I returned home yesterday from what has been 12 consecutive days of work. Leading processes for engagement. Contributing to design. Being with colleagues that are now friends, and friends who are long-term colleagues. It has meant early mornings, waking often at 4:30 or 5:30. It has mean full working days going through until 8:30 or 9:30 often. I’m welcoming some rest.
I returned home to a newly arrived birthday card from a friend. On the cover was this phrase from 19th century Irish playwright and author, Oscar Wilde.
“The true mystery of the world is in the visible, not the invisible.”
Oh, how I am drawn to the invisible. This is a long time disposition for me. It comes from the premise and experience I know, that there is always more that is invisible and unknown than there is visible and known. It creates quite a call for the inner explorer, right.
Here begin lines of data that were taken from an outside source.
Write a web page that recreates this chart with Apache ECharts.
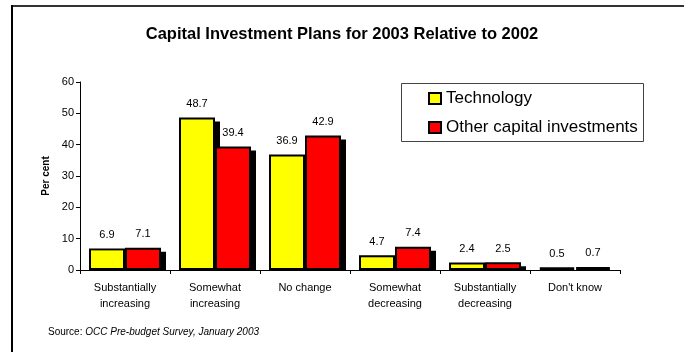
<!DOCTYPE html>
<html>
<head>
<meta charset="utf-8">
<script src="https://cdn.jsdelivr.net/npm/echarts@6/dist/echarts.min.js"></script>
<style>
  html, body { margin: 0; padding: 0; background: #fff; }
  #chart { width: 684px; height: 352px; }
</style>
</head>
<body>
<div id="chart"></div>
<script>
// Survey answers (per cent of respondents)
const categories = [
  'Substantially\nincreasing',
  'Somewhat\nincreasing',
  'No change',
  'Somewhat\ndecreasing',
  'Substantially\ndecreasing',
  "Don't know"
];
const technology = [6.9, 48.7, 36.9, 4.7, 2.4, 0.5];
const otherCapital = [7.1, 39.4, 42.9, 7.4, 2.5, 0.7];
const yTicks = { min: 0, max: 60, interval: 10 };

const FONT = 'Liberation Sans, Arial, sans-serif';
const SHADOW_DX = 5;

const barStyle = (color) => ({
  color: color,
  borderColor: '#000',
  borderWidth: 4,
  shadowColor: '#000',
  shadowBlur: 0,
  shadowOffsetX: SHADOW_DX,
  shadowOffsetY: 4
});

const valueLabel = {
  show: true,
  position: 'top',
  distance: 8,
  color: '#000',
  fontSize: 11,
  fontFamily: FONT,
  formatter: (p) => p.value.toFixed(1)
};

const chart = echarts.init(document.getElementById('chart'), null, { renderer: 'canvas' });

chart.setOption({
  animation: false,
  backgroundColor: '#fff',
  title: {
    text: 'Capital Investment Plans for 2003 Relative to 2002',
    left: 'center',
    top: 21,
    textStyle: { fontFamily: FONT, fontSize: 16.5, fontWeight: 'bold', color: '#000' }
  },
  legend: {
    orient: 'vertical',
    left: 428,
    top: 90,
    itemWidth: 12,
    itemHeight: 11,
    itemGap: 12,
    icon: 'rect',
    padding: 0,
    itemStyle: { borderColor: '#000', borderWidth: 2, shadowColor: 'transparent', shadowOffsetX: 0, shadowOffsetY: 0 },
    textStyle: { fontFamily: FONT, fontSize: 17, color: '#000', lineHeight: 16 },
    data: ['Technology', 'Other capital investments']
  },
  grid: { left: 80, right: 64, top: 82, bottom: 82 },
  xAxis: {
    type: 'category',
    data: categories,
    z: 6,
    axisLine: { lineStyle: { color: '#000', width: 1 } },
    axisTick: { show: true, length: 4, lineStyle: { color: '#000' } },
    axisLabel: { color: '#000', fontSize: 11, fontFamily: FONT, lineHeight: 16, margin: 10, interval: 0 }
  },
  yAxis: {
    type: 'value',
    min: yTicks.min,
    max: yTicks.max,
    interval: yTicks.interval,
    name: 'Per cent',
    nameLocation: 'middle',
    nameRotate: 90,
    nameGap: 28,
    z: 6,
    nameTextStyle: { fontFamily: FONT, fontSize: 10, fontWeight: 'bold', color: '#000' },
    axisLine: { show: true, lineStyle: { color: '#000', width: 1 } },
    axisTick: { show: true, length: 4, lineStyle: { color: '#000' } },
    axisLabel: { color: '#000', fontSize: 11, fontFamily: FONT, margin: 6 },
    splitLine: { show: false }
  },
  series: [
    {
      name: 'Technology',
      type: 'bar',
      data: technology,
      barWidth: 36,
      barGap: '0%',
      clip: false,
      itemStyle: barStyle('#ffff00'),
      label: valueLabel
    },
    {
      name: 'Other capital investments',
      type: 'bar',
      data: otherCapital,
      barWidth: 36,
      barGap: '0%',
      clip: false,
      itemStyle: barStyle('#ff0000'),
      label: valueLabel
    }
  ],
  graphic: [
    // frame: top and left edges
    { type: 'line', shape: { x1: 11, y1: 6, x2: 684, y2: 6 }, style: { stroke: '#333', lineWidth: 2 } },
    { type: 'line', shape: { x1: 12, y1: 5, x2: 12, y2: 352 }, style: { stroke: '#000', lineWidth: 2 } },
    // keep the bar shadows from dropping below the baseline
    { type: 'rect', shape: { x: 81, y: 270.5, width: 550, height: 8 }, style: { fill: '#fff' }, z: 5 },
    // legend box
    { type: 'rect', shape: { x: 401.5, y: 83.5, width: 242, height: 58 }, style: { fill: 'none', stroke: '#444', lineWidth: 1 }, z: 10 },
    // source note
    {
      type: 'text',
      left: 48,
      top: 327,
      style: {
        text: '{a|Source: }{b|OCC Pre-budget Survey, January 2003}',
        rich: {
          a: { fontFamily: FONT, fontSize: 10, fill: '#000' },
          b: { fontFamily: FONT, fontSize: 10, fontStyle: 'italic', fill: '#000' }
        }
      }
    }
  ]
});

// Stroke the bar outline before the fill: the fill then hides the inner half of
// the border and the drop shadow only shows outside the bar.
const zr = chart.getZr();
zr.storage.getDisplayList(true).forEach((el) => {
  if (el.type === 'rect' && el.style && el.style.shadowOffsetX === SHADOW_DX) {
    el.style.strokeFirst = true;
    el.markRedraw();
  }
});
zr.refreshImmediately();
</script>
</body>
</html>
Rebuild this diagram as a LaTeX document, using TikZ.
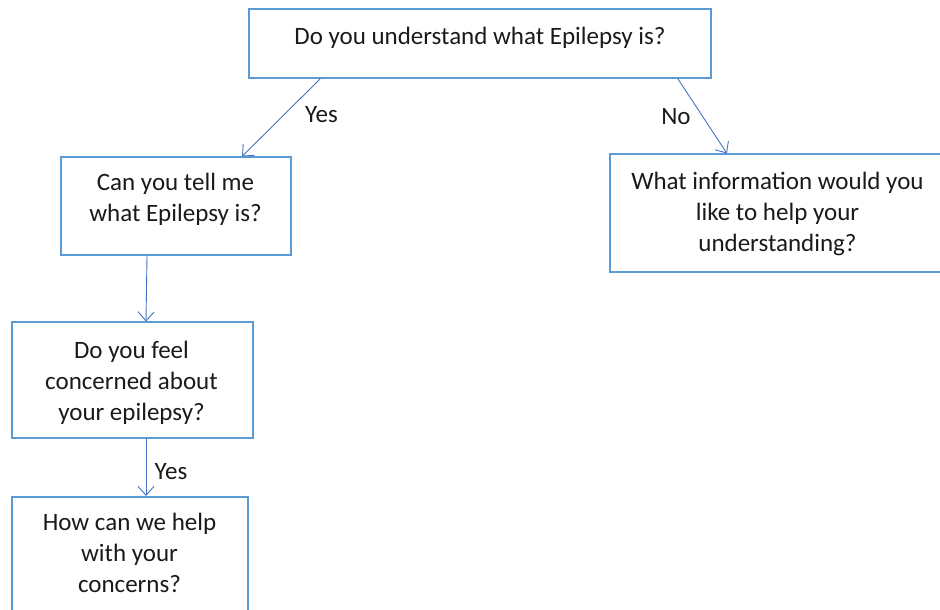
\documentclass[tikz,border=0pt]{standalone}
\usepackage{fontspec}
\setmainfont{Carlito}
\usetikzlibrary{arrows.meta}
\definecolor{boxblue}{HTML}{5B9BD5}
\definecolor{arrblue}{HTML}{4472C4}
\definecolor{txt}{HTML}{1A1A1A}
\begin{document}
\begin{tikzpicture}[x=1pt,y=-1pt,
  qbox/.style={draw=boxblue,line width=1.8pt,inner sep=0pt},
  conn/.style={draw=arrblue,line width=0.9pt,-{Straight Barb[length=9pt,width=16pt,line width=0.9pt]}},
  lbl/.style={text=txt,font=\fontsize{25}{31}\selectfont,inner sep=0pt,align=center,anchor=base}]
\useasboundingbox (0,0) rectangle (940,610);
\begin{scope}
\clip (0,0) rectangle (940,610);
\node[qbox,minimum width=462pt,minimum height=69pt] (q1) at (480,43.5) {};
\node[qbox,minimum width=230pt,minimum height=98pt] (q2) at (176,206) {};
\node[qbox,minimum width=360pt,minimum height=118pt] (q3) at (790,213) {};
\node[qbox,minimum width=241pt,minimum height=116pt] (q4) at (132.5,380) {};
\node[qbox,minimum width=236pt,minimum height=140pt,anchor=north] (q5) at (130,496) {};
\end{scope}
\node[lbl] (t1) at (480,45) {Do you understand what Epilepsy is?};
\node[lbl] (t2) at (175.5,221) {Can you tell me\\what Epilepsy is?};
\node[lbl] (t3) at (777.5,251) {What information would you\\like to help your\\understanding?};
\node[lbl] (t4) at (131.5,420) {Do you feel\\concerned about\\your epilepsy?};
\node[lbl] (t5) at (129.5,592) {How can we help\\with your\\concerns?};
\coordinate (a1s) at (320,79);
\coordinate (a2s) at (678,79);
\draw[conn] (a1s) -- (242,156.5) coordinate (a1e);
\draw[conn] (a2s) -- (727,153.5) coordinate (a2e);
\draw[conn] (q2.south -| 147,0) -- (146,321.5) coordinate (a3e);
\draw[conn] (q4.south -| 146,0) -- (q5.north -| 146,0);
\node[lbl] (y1) at (321.5,122) {Yes};
\node[lbl] (n1) at (676,124) {No};
\node[lbl] (y2) at (171,479) {Yes};
\end{tikzpicture}
\end{document}
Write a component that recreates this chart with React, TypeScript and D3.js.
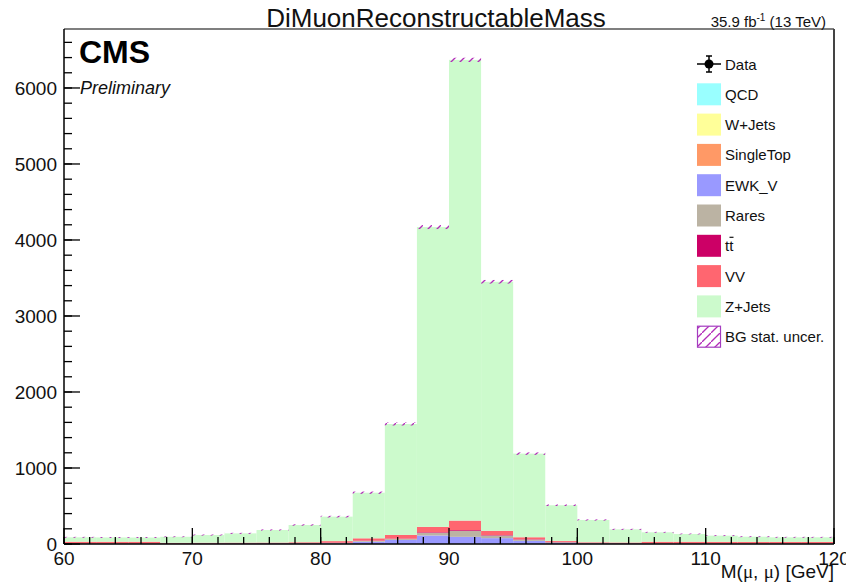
import React from "react";
import * as d3 from "d3";

// bin edges of the histogram (GeV)
const binEdges = [
  60, 62.5, 65, 67.5, 70, 72.5, 75, 77.5, 80, 82.5, 85, 87.5, 90,
  92.5, 95, 97.5, 100, 102.5, 105, 107.5, 110, 112.5, 115, 117.5, 120,
];

// per-bin event counts
const qcd = [0, 0, 0, 0, 0, 0, 0, 0, 0, 0, 0, 0, 0, 0, 0, 0, 0, 0, 0, 0, 0, 0, 0, 0];
const wJets = [0, 0, 0, 0, 0, 0, 0, 0, 0, 0, 0, 1, 1, 1, 0, 0, 0, 0, 0, 0, 0, 0, 0, 0];
const singleTop = [0, 0, 0, 0, 0, 0, 0, 0, 0, 0, 1, 1, 1, 1, 1, 0, 0, 0, 0, 0, 0, 0, 0, 0];
const ewkV = [2, 2, 2, 2, 3, 3, 4, 5, 8, 30, 53, 110, 92, 75, 40, 15, 6, 4, 3, 3, 2, 2, 2, 2];
const rares = [1, 1, 1, 1, 1, 2, 2, 3, 5, 10, 13, 35, 79, 35, 17, 8, 4, 3, 2, 2, 2, 1, 1, 1];
const ttbar = [5, 5, 5, 5, 5, 5, 5, 5, 5, 5, 5, 8, 10, 6, 5, 5, 5, 5, 5, 5, 5, 5, 5, 5];
const vv = [22, 22, 22, 8, 8, 8, 8, 10, 20, 30, 47, 70, 125, 55, 26, 12, 8, 8, 20, 20, 20, 20, 20, 20];
const zJets = [58, 56, 55, 79, 101, 122, 165, 227, 322, 600, 1460, 3945, 6062, 3277, 1100, 470, 293, 173, 124, 102, 81, 68, 60, 60];
const statUnc = [6, 6, 6, 6, 7, 7, 8, 9, 11, 15, 20, 26, 28, 24, 16, 10, 8, 7, 6, 6, 6, 6, 6, 6];

const seriesNames = ["QCD", "W+Jets", "SingleTop", "EWK_V", "Rares", "ttbar", "VV", "Z+Jets"];
const seriesColors = ["#99ffff", "#ffff99", "#ff9966", "#9999ff", "#bbb3a3", "#cc0066", "#ff6670", "#ccfacc"];
const seriesValues = [qcd, wJets, singleTop, ewkV, rares, ttbar, vv, zJets];

const xTicks = [60, 70, 80, 90, 100, 110, 120];
const yTicks = [0, 1000, 2000, 3000, 4000, 5000, 6000];

const W = 846;
const H = 587;
const frame = { left: 64, right: 834, top: 29, bottom: 544 };
const font = "'Liberation Sans', Arial, Helvetica, sans-serif";

export default function App() {
  const x = d3.scaleLinear().domain([60, 120]).range([frame.left, frame.right]);
  const y = d3.scaleLinear().domain([0, 6776]).range([frame.bottom, frame.top]);

  const rows = binEdges.slice(0, -1).map((lo, i) => {
    const r: any = { lo, hi: binEdges[i + 1] };
    seriesNames.forEach((n, k) => (r[n] = seriesValues[k][i]));
    return r;
  });
  const stacked = d3.stack().keys(seriesNames)(rows);
  const totals = rows.map((r) => d3.sum(seriesNames, (n) => r[n]));

  const xMinor = d3.range(60, 120.01, 2);
  const yMinor = d3.range(0, 6700, 200);

  const legendItems = ["QCD", "W+Jets", "SingleTop", "EWK_V", "Rares", "ttbar", "VV", "Z+Jets"];
  const legY = d3.scaleLinear().domain([0, 1]).range([64, 94.3]);

  return (
    <svg width={W} height={H} style={{ position: "absolute", left: 0, top: 0, background: "#fff" }}>
      <defs>
        <pattern id="hatch" patternUnits="userSpaceOnUse" width={9} height={9}>
          <line x1={0} y1={9} x2={9} y2={0} stroke="#b22cb8" strokeWidth={1.3} />
        </pattern>
        <clipPath id="frameClip">
          <rect x={frame.left} y={frame.top} width={frame.right - frame.left} height={frame.bottom - frame.top} />
        </clipPath>
      </defs>

      {/* stacked histograms */}
      <g clipPath="url(#frameClip)">
        {stacked.map((layer, k) => (
          <g key={layer.key} fill={seriesColors[k]}>
            {layer.map((d: any, i) =>
              d[1] - d[0] > 0 ? (
                <rect
                  key={i}
                  x={x(d.data.lo)}
                  width={x(d.data.hi) - x(d.data.lo)}
                  y={y(d[1])}
                  height={y(d[0]) - y(d[1])}
                />
              ) : null
            )}
          </g>
        ))}
        {/* stat uncertainty band */}
        {rows.map((r, i) => (
          <rect
            key={i}
            x={x(r.lo)}
            width={x(r.hi) - x(r.lo)}
            y={y(totals[i] + statUnc[i])}
            height={y(totals[i] - statUnc[i]) - y(totals[i] + statUnc[i])}
            fill="url(#hatch)"
          />
        ))}
      </g>

      {/* frame */}
      <line x1={frame.left} x2={frame.right} y1={frame.top} y2={frame.top} stroke="#000" strokeWidth={1.2} />
      <line x1={frame.right} x2={frame.right} y1={frame.top} y2={frame.bottom} stroke="#444" strokeWidth={2} />
      <line x1={frame.left} x2={frame.left} y1={frame.top} y2={frame.bottom} stroke="#000" strokeWidth={1.5} />
      <line x1={frame.left} x2={frame.right} y1={frame.bottom} y2={frame.bottom} stroke="#000" strokeWidth={1.5} />

      {/* x axis ticks */}
      {xMinor.map((v) => (
        <line key={"xm" + v} x1={x(v)} x2={x(v)} y1={frame.bottom} y2={frame.bottom - 7} stroke="#000" strokeWidth={1.3} />
      ))}
      {xTicks.map((v) => (
        <g key={"x" + v}>
          <line x1={x(v)} x2={x(v)} y1={frame.bottom} y2={frame.bottom - 16} stroke="#000" strokeWidth={1.3} />
          <text x={x(v)} y={565} textAnchor="middle" fontFamily={font} fontSize={19} fill="#111">
            {v}
          </text>
        </g>
      ))}

      {/* y axis ticks */}
      {yMinor.map((v) => (
        <line key={"ym" + v} x1={frame.left} x2={frame.left + 8} y1={y(v)} y2={y(v)} stroke="#000" strokeWidth={1.3} />
      ))}
      {yTicks.map((v) => (
        <g key={"y" + v}>
          <line x1={frame.left} x2={frame.left + 16} y1={y(v)} y2={y(v)} stroke="#000" strokeWidth={1.3} />
          <text x={57} y={y(v) + 7} textAnchor="end" fontFamily={font} fontSize={19} fill="#111">
            {v}
          </text>
        </g>
      ))}

      {/* axis title */}
      <text x={frame.right} y={578} textAnchor="end" fontFamily={font} fontSize={19} fill="#111">
        M(<tspan fontFamily="'Liberation Serif', serif">μ</tspan>, <tspan fontFamily="'Liberation Serif', serif">μ</tspan>) [GeV]
      </text>

      {/* titles */}
      <text x={436} y={27} textAnchor="middle" fontFamily={font} fontSize={26} fill="#111">
        DiMuonReconstructableMass
      </text>
      <text x={826} y={27} textAnchor="end" fontFamily={font} fontSize={15} fill="#111">
        35.9 fb<tspan dy={-6} fontSize={10}>-1</tspan>
        <tspan dy={6}> (13 TeV)</tspan>
      </text>
      <text x={79} y={63} fontFamily={font} fontSize={32} fontWeight="bold" fill="#000">
        CMS
      </text>
      <text x={80} y={94} fontFamily={font} fontSize={18} fontStyle="italic" fill="#111">
        Preliminary
      </text>

      {/* legend */}
      <g fontFamily={font} fontSize={15} fill="#111">
        <g>
          <line x1={697} x2={721} y1={legY(0)} y2={legY(0)} stroke="#000" strokeWidth={1.5} />
          <line x1={709} x2={709} y1={legY(0) - 8} y2={legY(0) + 8} stroke="#000" strokeWidth={1.5} />
          <line x1={706} x2={712} y1={legY(0) - 8} y2={legY(0) - 8} stroke="#000" strokeWidth={1.5} />
          <line x1={706} x2={712} y1={legY(0) + 8} y2={legY(0) + 8} stroke="#000" strokeWidth={1.5} />
          <circle cx={709} cy={legY(0)} r={4.5} fill="#000" />
          <text x={725} y={legY(0) + 5.5}>Data</text>
        </g>
        {legendItems.map((name, i) => {
          const k = seriesNames.indexOf(name);
          const cy = legY(i + 1);
          return (
            <g key={name}>
              <rect x={697} y={cy - 11} width={24} height={22} fill={seriesColors[k]} />
              {name === "ttbar" ? (
                <g>
                  <text x={725} y={cy + 5.5}>tt</text>
                  <line x1={729.5} x2={733.5} y1={cy - 8.5} y2={cy - 8.5} stroke="#111" strokeWidth={1.2} />
                </g>
              ) : (
                <text x={725} y={cy + 5.5}>{name}</text>
              )}
            </g>
          );
        })}
        <g>
          <rect x={697.5} y={legY(9) - 10.5} width={23} height={21} fill="url(#hatch)" stroke="#a43cc0" strokeWidth={1.2} />
          <text x={725} y={legY(9) + 5.5}>BG stat. uncer.</text>
        </g>
      </g>
    </svg>
  );
}
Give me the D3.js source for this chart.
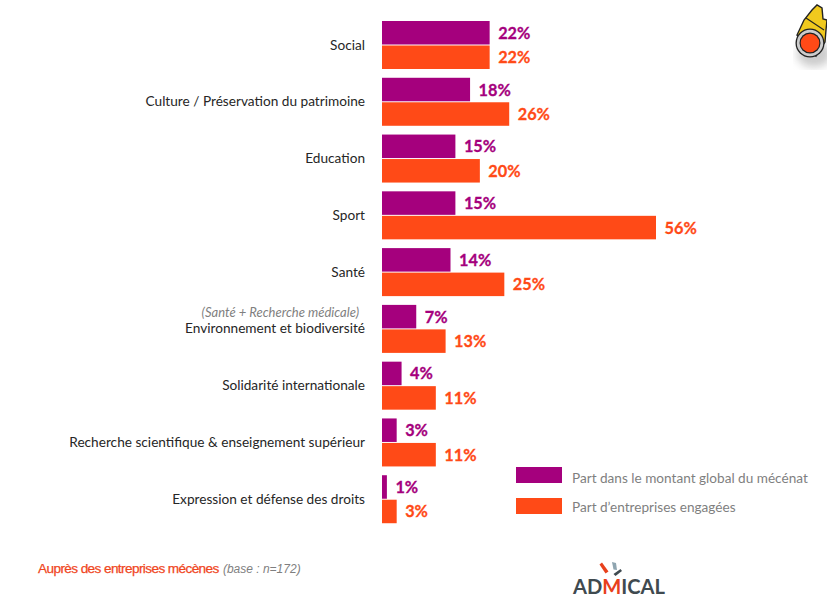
<!DOCTYPE html>
<html><head><meta charset="utf-8">
<script src="https://cdn.jsdelivr.net/npm/d3@7/dist/d3.min.js"></script>
<style>html,body{margin:0;padding:0;background:#fff}svg{display:block}text{font-family:Lato,"Open Sans",sans-serif}</style>
</head><body><svg id="c" width="827" height="605"></svg>
<script>
const categories=["Social","Culture / Préservation du patrimoine","Education","Sport","Santé","Environnement et biodiversité","Solidarité internationale","Recherche scientifique & enseignement supérieur","Expression et défense des droits"];
const montant=[22,18,15,15,14,7,4,3,1];
const entreprises=[22,26,20,56,25,13,11,11,3];
const seriesNames=["Part dans le montant global du mécénat","Part d’entreprises engagées"];
const colors=["#A5007D","#FF4A17"];
const svg=d3.select("#c");
const x=d3.scaleLinear().domain([0,56]).range([382,656]);
const y=d3.scaleBand().domain(categories).range([16.5,527.5]).paddingInner(0);
const sub=d3.scaleBand().domain([0,1]).range([4.5,52.5]).paddingInner(0.04);
const rows=svg.selectAll("g.row").data(categories).join("g").attr("class","row").attr("transform",d=>`translate(0,${y(d)})`);
rows.append("text").attr("x",365).attr("y",33).attr("text-anchor","end").attr("font-size",13.65).attr("fill","#262626").text(d=>d);
[montant,entreprises].forEach((vals,s)=>{
 rows.append("rect").attr("x",x(0)).attr("y",sub(s)).attr("width",(d,i)=>x(vals[i])-x(0)).attr("height",sub.bandwidth()).attr("fill",colors[s]);
 rows.append("text").attr("x",(d,i)=>x(vals[i])+8.5).attr("y",sub(s)+sub.bandwidth()/2+6).attr("font-size",16.3).attr("font-weight",700).attr("stroke",colors[s]).attr("stroke-width",0.3).attr("fill",colors[s]).text((d,i)=>vals[i]+"%");
});
svg.append("text").attr("x",359).attr("y",317).attr("text-anchor","end").attr("font-size",13).attr("font-style","italic").attr("fill","#7f7f7f").text("(Santé + Recherche médicale)");
seriesNames.forEach((n,i)=>{
 const ly=[467,498][i];
 svg.append("rect").attr("x",516).attr("y",ly).attr("width",46).attr("height",16).attr("fill",colors[i]);
 svg.append("text").attr("x",572).attr("y",[483,512][i]).attr("font-size",13.6).attr("fill","#7f7f7f").text(n);
});
const foot=svg.append("text").attr("x",38).attr("y",573).style("font-family","Liberation Sans");
foot.append("tspan").attr("fill","#F0461E").attr("stroke","#F0461E").attr("stroke-width",0.25).attr("letter-spacing",-0.6).attr("font-size",13.6).text("Auprès des entreprises mécènes ");
foot.append("tspan").attr("fill","#7f7f7f").attr("font-style","italic").attr("font-size",12).attr("dx",1).text("(base : n=172)");
// Logo
const logo=svg.append("g");
logo.append("text").attr("x",573).attr("y",593.5).attr("font-size",21).attr("font-weight",700).attr("fill","#3f4a50").attr("textLength",92).attr("lengthAdjust","spacingAndGlyphs").each(function(){
 const t=d3.select(this);
 t.append("tspan").text("AD");t.append("tspan").attr("fill","#E8401C").text("M");t.append("tspan").text("ICAL");
});
logo.append("path").attr("d","M599.5 564.5 L602 562.5 L608.5 571.5 L605.5 573.5Z").attr("fill","#E8401C");
logo.append("path").attr("d","M612 562 L616 563 L617 570 L613.5 569.5Z").attr("fill","#8fa5b0");
logo.append("path").attr("d","M613.5 574 L620.5 569 L622 571 L615.5 576Z").attr("fill","#3f4a50");
// Binoculars icon
const b=svg.append("g");
const defs=svg.append("defs");
defs.append("filter").attr("id","bl").append("feGaussianBlur").attr("stdDeviation",4);
b.append("ellipse").attr("cx",814).attr("cy",54).attr("rx",17).attr("ry",13).attr("fill","#999").attr("opacity",.5).attr("filter","url(#bl)");
b.append("path").attr("d","M827 20 L823 19 L822 8 L817 5 L812 10 L804 20 L797 35 L816 56 L825 42 L826 30Z").attr("fill","#F0C91E").attr("stroke","#222").attr("stroke-width",1.4);
b.append("path").attr("d","M806 18 L824 30").attr("stroke","#222").attr("stroke-width",1.2).attr("fill","none");
b.append("circle").attr("cx",810).attr("cy",43).attr("r",14.5).attr("fill","#222");
b.append("circle").attr("cx",810).attr("cy",43).attr("r",13.2).attr("fill","#ccc");
b.append("circle").attr("cx",810).attr("cy",43).attr("r",10.5).attr("fill","#222");
b.append("circle").attr("cx",810).attr("cy",43).attr("r",9.3).attr("fill","#FF4A17");
</script></body></html>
What I love from this Oscar Wilde quote, is the reminder that even the known has mystery.
I would suggest this is at play explicitly in the last 12 days of work for me. The mystery that is in the visible of a UCC congregation meeting each other in more honest and real connection to identify strategic experiments. The mystery in the visible that is 12 participants at a pre-conference two-day workshop that explores together the focus of reclaiming the heart of humanity. The mystery in the invisible that is a cathedral parish dreaming together ways of being that help them create a parish profile.
No doubt, in each of these, there is the invisible. I will never deny this, and will always seek out it’s relevance. But how significant it is to momentarily let go of an assumption of objectiveness, often found in the visible, to pick up the subjectiveness in the visible.
That’s a birthday gift, this reminder of mystery, that gives me rest in the coming days.